Действительно, ни в эротической литературе, ни в благочестивых книгах Средневековья не отыскать сколько-нибудь заметных следов подлинного участия к женщине, к ее слабости и тем горестям и опасностям, которые сулит ей любовь. Сострадание формализовалось в фиктивный рыцарский идеал освобождения девы, который, собственно говоря, выражался лишь в чувственной прелести и удовлетворении мужского тщеславия. После того как автор Quinze joyes de mariage [Пятнадцати радостей брака] подытожил в своей лениво-изящной сатире все женские слабости, он предлагает описать также несправедливости, выпадающие и на долю женщин32; этого он, однако, не делает. Чтобы увидеть, как бывали выражены настроения нежности, женственности, следует обратиться к самой Кристине Пизанской. Вот начало одного из ее стихотворений:
Doulce chose est que mariage,
Je le puis bien par moy prouver…33
Супружество таит услады,
От них вкусила я сама…
Но как слабо противостоит голос единственной женщины хору издевок, где пошлости и распущенности подпевает нравоучительность. Ибо лишь весьма малое расстояние отделяет свойственное проповеди презрение к женщине – от грубого отрицания идеальной любви со стороны прозаичной чувственности и глубокомыслия застольных острот.

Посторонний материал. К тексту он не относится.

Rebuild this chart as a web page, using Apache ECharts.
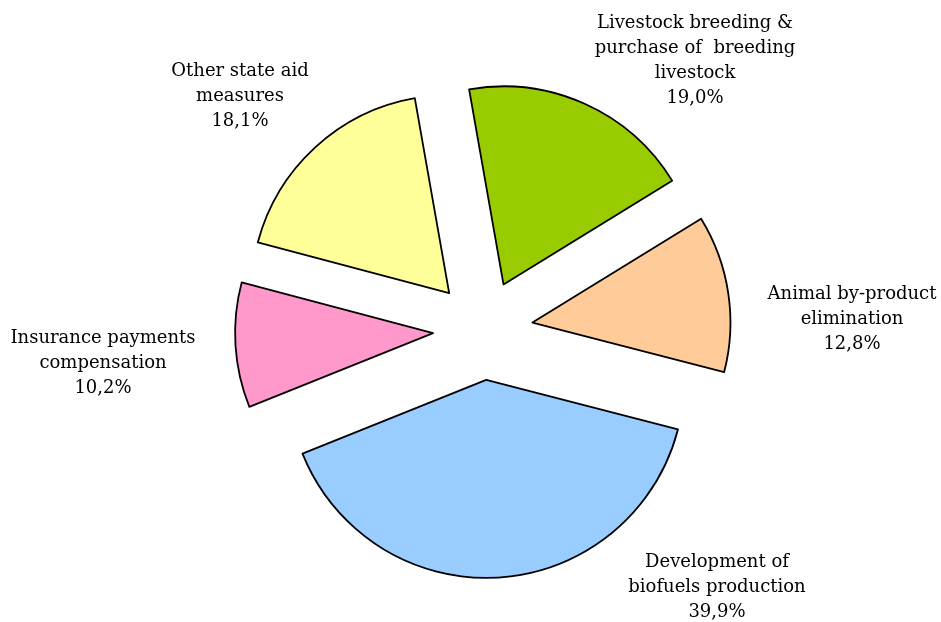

Любовь как прекрасная игра, как форма жизненных отношений все еще разыгрывается в рыцарском стиле, в жанре пасторали и в художественной манере аллегорий, навеянных розой; и хотя повсеместно ширится отрицание всех этих условностей, привычные формы сохраняют свою жизненную и культурную ценность еще долгое время за пределами Средневековья. Ибо форм, в которые волей-неволей вынужден облекаться идеал любви, лишь несколько на все времена.
Глава XI
Образ смерти
Ни одна эпоха не навязывала всем мысль о смерти с такой настойчивостью, как XV столетие1*. Жизнь пронизана непрекращающимся звучанием призыва: memento mori. Дионисий Картузианец в Жизненном наставлении дворянину поучает: «Когда же он отходит ко сну, то пусть помыслит о том, что, как нынче укладывается он на свое ложе, тело его вскорости уложено будет другими в могилу»1. Конечно, и ранее вера постоянно заставляла всерьез задумываться о смерти, однако благочестивые трактаты раннего Средневековья затрагивали только тех, кто полностью порвал с миром.